Experimental Design Details
We conduct the randomized controlled online experiment to examine the causal effects of different AI decision-support settings—including AI explanations and AI uncertainty scores—on performance outcomes and users' perceived uncertainty. Participants will be recruited from the crowdworking platform Prolific. We will select a US-based sample for the experiment. Participants are randomly assigned to one of the four between-subjects treatment conditions. Consequently, participants either only received AI-generated recommendation, AI recommendations along with AI explanations, AI recommendations along with AI certainty scores, or AI recommendations along with AI explanations and AI certainty scores. This design aims to isolate and assess the impact of AI explanations and AI certainty scores on decision performance and user perceptions.
The online experiment employs a between-subjects design, i.e., each subject participates in exactly one of the four treatments. Subjects are aware of the treatment conditions they are receiving, but they do not know that it is a treatment, nor do they know about the other treatments. Treatments are randomized at the individual subject level.
Participants in the experiment have to complete a series of credit score classification tasks. Participants are given applicants' credit-related information, and their goal is to predict the correct credit score category as one of three classes: Poor, Standard, or Good. The experimental task is based on a credit scoring dataset from the online platform Kaggle. For the experiment, we randomly selected 36 instances from the dataset that are displayed to the participants, while ensuring a balanced set of takes in terms of credit scores (good, standard, poor) and difficulty as indicated by AI certainty scores (low and high certainty). In addition, the accuracy of the AI predictions is the same in all phases and reflects the overall accuracy of the AI system (about 71 %). The selected instances are the same for each treatment but are randomized in their order within each phase to avoid order effects.

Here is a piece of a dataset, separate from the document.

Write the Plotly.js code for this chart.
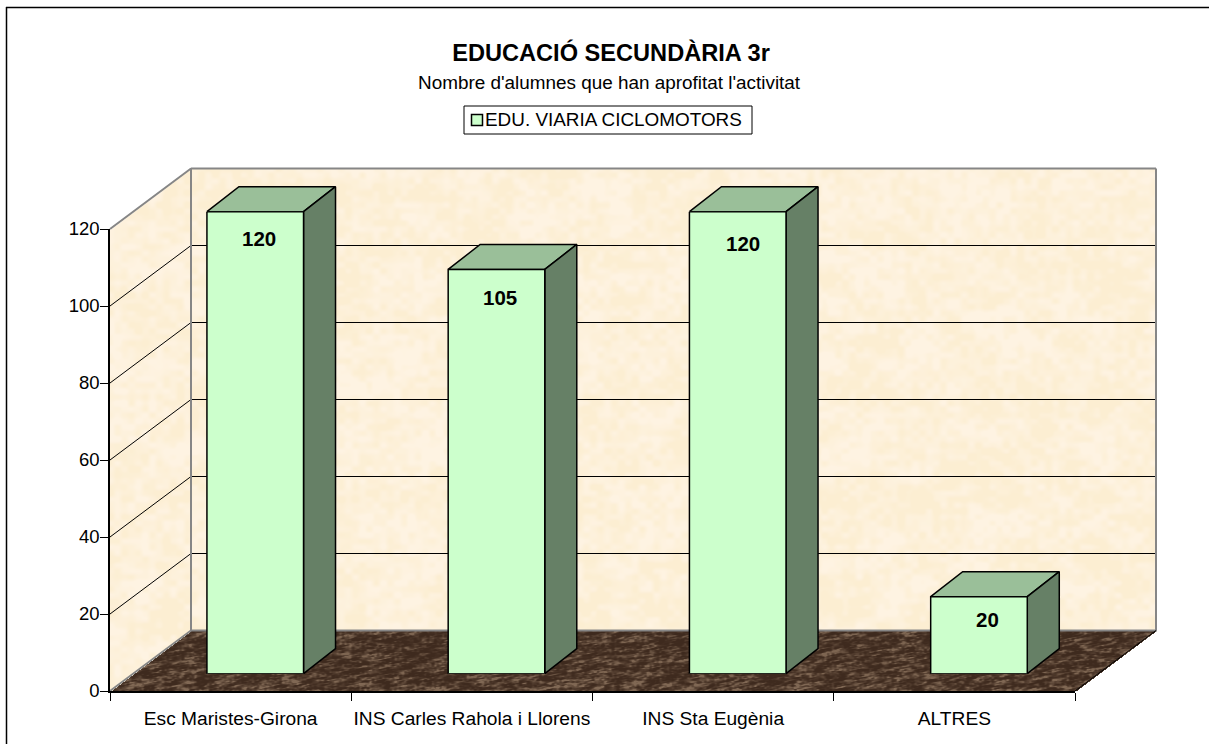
<!DOCTYPE html>
<html>
<head>
<meta charset="utf-8">
<script src="https://cdn.plot.ly/plotly-3.0.1.min.js"></script>
<style>html,body{margin:0;padding:0;background:#fff}</style>
</head>
<body>
<div id="chart" style="width:1209px;height:744px"></div>
<script>
// --- data ---
const categories = ['Esc Maristes-Girona', 'INS Carles Rahola i Llorens', 'INS Sta Eugènia', 'ALTRES'];
const alumnes = [120, 105, 120, 20];
const seriesName = 'EDU. VIARIA CICLOMOTORS';
const yTicks = [0, 20, 40, 60, 80, 100, 120];
const titleText = 'EDUCACIÓ SECUNDÀRIA 3r';
const subtitleText = "Nombre d'alumnes que han aprofitat l'activitat";

// --- geometry of the oblique 3D projection (style constants, in pixels) ---
const W = 1209, H = 744;
const L = 110, R = 1075, B = 691, T = 229;       // front plane of the axes
const depthX = 81, depthY = 60.5;                // room depth
const catPx = (R - L) / categories.length, valPx = (B - T) / 120;
const DX = depthX / catPx, DY = depthY / valPx;
const barShiftX = 24.6, barShiftY = 17.3;        // bar front face vs. front plane
const barW = 96.6, barDX = 32 / catPx, barDY = 25 / valPx; // bar depth
const barHalf = barW / 2 / catPx, shiftC = barShiftX / catPx, shiftV = barShiftY / valPx;
const dropPx = [27, 28, 32, 23], nudgePx = [4, 4, 5, 9]; // value label placement

const edge = '#868686';
const front = '#ccffcc', top_ = '#9abf99', side = '#668066';
const font = 'Liberation Sans, Arial, sans-serif';

// --- decorative surface texture of walls and floor (no data in it) ---
function hash(x, y) { const s = Math.sin(x*127.1 + y*311.7) * 43758.5453; return s - Math.floor(s); }
function vnoise(x, y) {
  const xi = Math.floor(x), yi = Math.floor(y), fx = x-xi, fy = y-yi;
  const u = fx*fx*(3-2*fx), v = fy*fy*(3-2*fy);
  const a = hash(xi,yi), b = hash(xi+1,yi), c = hash(xi,yi+1), d = hash(xi+1,yi+1);
  return a + (b-a)*u + (c-a)*v + (a-b-c+d)*u*v;
}
function mix(c1, c2, t) { return [0,1,2].map(k => c1[k] + (c2[k]-c1[k])*t); }
function makeTexture() {
  const w = R + depthX - L, h = B - (T - depthY);
  const cv = document.createElement('canvas'); cv.width = w; cv.height = h;
  const ctx = cv.getContext('2d'), im = ctx.createImageData(w, h), d = im.data;
  const kx = depthX / depthY;
  for (let py = 0; py < h; py++) {
    for (let px = 0; px < w; px++) {
      const up = h - py;                       // height above the front-left corner
      let col = null;
      if (up <= depthY) {                      // floor
        const s = up * kx;
        if (px >= s && px <= (R-L) + s) {
          const u = px + up*1.3, v = up*2.4 - px*0.5;
          const n = 0.4*vnoise(u/15, v/6) + 0.35*vnoise(u/6, v/3) + 0.25*vnoise(px/2.5, up/2);
          const t = Math.max(0, Math.min(1, (n-0.3)*2.2));
          const glow = up < 14 ? 0.35*(1-up/14) : 0;
          col = mix([62,42,30],[128,104,84], Math.min(1, t*t*0.95 + glow*t));
        }
      } else {
        const topAt = (px < depthX) ? (B-T) + px/kx : (B-T) + depthY;
        const inSide = px < depthX && up > px/kx && up <= topAt;
        const inBack = px >= depthX && up > depthY && up <= topAt;
        if (inSide || inBack) col = 1;
      }
      if (up <= depthY && col === null && px < depthX && up > px/kx) col = 1;
      if (col === 1) {                         // wall
        const n = 0.45*vnoise(px/30, py/22) + 0.55*vnoise(px/7, py/6);
        col = mix([254,243,226],[252,238,210], Math.max(0, Math.min(1, (n-0.28)*2.2)));
      }
      if (col) {
        const i = (py*w + px)*4;
        d[i] = col[0]; d[i+1] = col[1]; d[i+2] = col[2]; d[i+3] = 255;
      }
    }
  }
  ctx.putImageData(im, 0, 0);
  return {src: cv.toDataURL('image/png'), w: w, h: h};
}
const tex = makeTexture();

function poly(xs, ys, fill, extra) {
  return Object.assign({type:'scatter', mode:'lines', x:xs, y:ys, fill:'toself', fillcolor:fill,
    line:{width:0, color:fill}, hoverinfo:'skip', showlegend:false, xaxis:'x', yaxis:'y'}, extra||{});
}
function path(xs, ys, color, w) {
  return {type:'scatter', mode:'lines', x:xs, y:ys, line:{color:color, width:w},
    hoverinfo:'skip', showlegend:false, xaxis:'x', yaxis:'y', connectgaps:false};
}
const x0 = -0.5, x1 = categories.length - 0.5, yMax = yTicks[yTicks.length-1];
const traces = [];
// grid lines on the walls
const gx = [], gy = [];
yTicks.slice(1,-1).forEach(v => {
  gx.push(x0, x0+DX, x1+DX, null); gy.push(v, v+DY, v+DY, null);
});
traces.push(path(gx, gy, '#000000', 1));
// room edges
traces.push(path([x0,x0+DX,x0+DX,x1+DX,x1+DX],[yMax,yMax+DY,DY,DY,yMax+DY],edge,2));
traces.push(path([x0+DX,x1+DX],[yMax+DY,yMax+DY],edge,2));
traces.push(path([x0,x0+DX],[0,DY],edge,2));
traces.push(path([x1,x1+DX],[0,DY],'#000000',1));
// bar top and side faces
alumnes.forEach((v,i) => {
  const xl = i+shiftC-barHalf, xr = i+shiftC+barHalf, y0 = shiftV, yt = v+shiftV;
  const ln = {line:{width:1.5,color:'#000000'}};
  traces.push(poly([xl,xr,xr+barDX,xl+barDX,xl],[yt,yt,yt+barDY,yt+barDY,yt],top_,ln));
  traces.push(poly([xr,xr+barDX,xr+barDX,xr,xr],[y0,y0+barDY,yt+barDY,yt,y0],side,ln));
});
// carries the visible category axis
traces.push({type:'scatter', mode:'none', x:categories, y:alumnes, xaxis:'x2', yaxis:'y2',
  hoverinfo:'skip', showlegend:false});
// bar front faces
traces.push({type:'bar', x:categories, y:alumnes, name:seriesName, xaxis:'x3', yaxis:'y3', showlegend:false,
  marker:{color:front, line:{color:'#000000', width:1.5}}, cliponaxis:false, hoverinfo:'x+y'});

const annotations = alumnes.map((v,i) => ({
  xref:'x3', yref:'y3', x:categories[i], y:v, text:'<b>'+v+'</b>', showarrow:false,
  yanchor:'middle', xanchor:'center', xshift:nudgePx[i], yshift:-dropPx[i],
  font:{family:font, size:20.5, color:'#000'}
}));
annotations.push({xref:'paper', yref:'paper', x:609/W, y:1-82/H, xanchor:'center', yanchor:'middle',
  text:subtitleText, showarrow:false, font:{family:font, size:18.9, color:'#000'}});
// legend box
annotations.push({xref:'paper', yref:'paper', x:744/W, y:1-119.5/H, xanchor:'right', yanchor:'middle',
  text:seriesName, showarrow:false, font:{family:font, size:18.9, color:'#000'}});

const layout = {
  width:W, height:H, margin:{l:0,r:0,t:0,b:0,pad:0}, paper_bgcolor:'#fff', plot_bgcolor:'rgba(0,0,0,0)',
  font:{family:font, color:'#000'}, bargap:1-barW/catPx, hovermode:false,
  title:{text:'<b>'+titleText+'</b>', x:611/W, xanchor:'center', y:1-53/H, yanchor:'middle',
    font:{family:font, size:23.6, color:'#000'}},
  xaxis:{domain:[0,1], range:[x0 - L/catPx, x0 + (W-L)/catPx], visible:false, fixedrange:true},
  yaxis:{domain:[0,1], range:[-(H-B)/valPx, B/valPx], visible:false, fixedrange:true},
  xaxis2:{domain:[L/W,R/W], anchor:'y2', type:'category', categoryorder:'array', categoryarray:categories,
    range:[x0,x1], tickson:'boundaries', ticks:'outside', ticklen:8, tickwidth:1, tickcolor:'#000',
    tickangle:0, ticklabelstandoff:9, showline:true, linecolor:'#000', linewidth:1.5, showgrid:false, zeroline:false,
    tickfont:{family:font, size:19.2, color:'#000'}, fixedrange:true},
  yaxis2:{domain:[(H-B)/H,(H-T)/H], anchor:'x2', range:[0,yMax], tickvals:yTicks, ticks:'outside',
    ticklen:8, tickwidth:1, tickcolor:'#000', showline:true, linecolor:'#000', linewidth:1.5,
    ticklabelstandoff:-3, showgrid:false, zeroline:false, tickfont:{family:font, size:18.5, color:'#000'}, fixedrange:true},
  xaxis3:{domain:[(L+barShiftX)/W,(R+barShiftX)/W], anchor:'y3', type:'category', categoryorder:'array',
    categoryarray:categories, range:[x0,x1], visible:false, fixedrange:true},
  yaxis3:{domain:[(H-B+barShiftY)/H,(H-T+barShiftY)/H], anchor:'x3', range:[0,yMax], visible:false, fixedrange:true},
  showlegend:false,
  images:[{source:tex.src, xref:'paper', yref:'paper', x:L/W, y:1-(B-tex.h)/H, sizex:tex.w/W, sizey:tex.h/H,
    sizing:'stretch', xanchor:'left', yanchor:'top', layer:'below'}],
  shapes:[
    {type:'line', xref:'paper', yref:'paper', x0:6.5/W, x1:6.5/W, y0:0, y1:1-7/H, line:{color:'#000',width:1.5}},
    {type:'line', xref:'paper', yref:'paper', x0:6/W, x1:1, y0:1-7.5/H, y1:1-7.5/H, line:{color:'#000',width:1.5}},
    {type:'rect', xref:'paper', yref:'paper', x0:464/W, x1:752/W, y0:1-134/H, y1:1-106/H, line:{color:'#000',width:1}, fillcolor:'#fff', layer:'below'},
    {type:'rect', xref:'paper', yref:'paper', x0:471.5/W, x1:482.5/W, y0:1-125.5/H, y1:1-114.5/H, line:{color:'#000',width:1.5}, fillcolor:front}
  ],
  annotations:annotations
};
Plotly.newPlot('chart', traces, layout, {displayModeBar:false, responsive:false});
</script>
</body>
</html>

To assist participants to make accurate classifications, they are presented with six key characteristics of each applicant. These include: Age, Annual Income, Number of Credit Cards, Interest Rate on Credit Card(s), Outstanding Debt, and Occupation. Their objective is to accurately predict the credit score of each applicant according to the ground truth in the original dataset. Participants receive a fixed participation fee of £3.00 and a bonus payment of £0.15 for each correctly classified applicant. Accordingly, total compensation ranges from a minimum of 3.00 to a maximum of £8.40. Based on findings from the pilot study, the experimental session is expected to last about 30 minutes.
To maintain the quality and validity of the data, iterative recruiting will be implemented based on participants’ performance on attention checks. If a participant fails an attention check, additional participants will be recruited to replace them. This iterative approach ensures that the final sample consists of high-quality data while adhering to the study's pre-defined inclusion criteria and timeline. Recruitment for replacements will be conducted promptly to minimize delays and maintain a consistent data collection process.
If a subject does not complete the experiment, it will be excluded from the analysis. Subjects with missing data will also be excluded, as this indicates a technical error occurring for them during the experiment.